DES MOINES, Iowa — Children age 12 and up have been able to receive the COVID-19 vaccine since May, but a shot for younger kids has not been approved quite yet.
A Pediatrician at Blank Children’s Hospital, Amy Shriver said that it is important that parents are constantly updated on if and when their child can become vaccinated, as more children have been hospitalized for COVID.
“We’re still waiting for the safety and efficacy data to be finally reviewed and approved, but things are looking good. And so we’re very hopeful that this will get approved for kids and that it will be safe and efficacious for kids,” Shriver said.
Federal health regulators said that Pfizer’s COVID-19 vaccine, which is about one-third of the adult dose, appears highly effective at preventing symptomatic infections in elementary school children and caused no unexpected safety issues.

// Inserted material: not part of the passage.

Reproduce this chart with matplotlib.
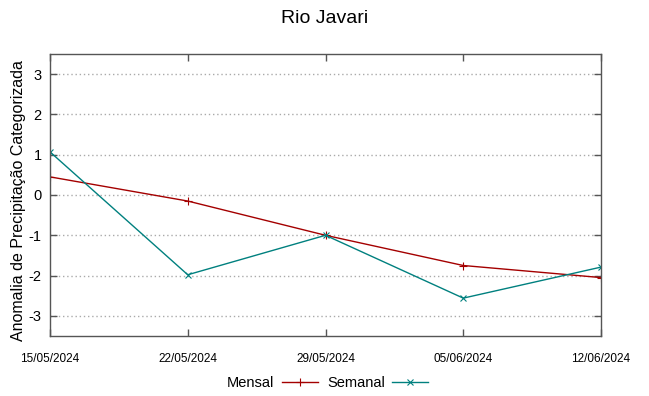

The FDA has not authorized the shot yet. There will be a meeting with a panel of independent advisers Tuesday.
According to the Mayo Clinic with 42.4% of children aged 12-17 fully vaccinated in the state, and 47.8% having one dose, pediatric doctors had seen young Iowans rush to get vaccinated when 12 and older were allowed. If approved, they are expecting the same thing for younger children.
“I saw a lot of people that have said, ‘oh, I was the first in line to get my COVID vaccines,’ and most of my patients feel happier and more confident being in school,” Shriver said. “So yes I did see a lot of my patients come in right away and get their vaccines for 12 and above and so that’s really exciting for us as pediatricians to see the enthusiasm around protection from disease.”
If fully approved, children could begin vaccinations early next month, with the first ones in line being fully vaccinated by late December.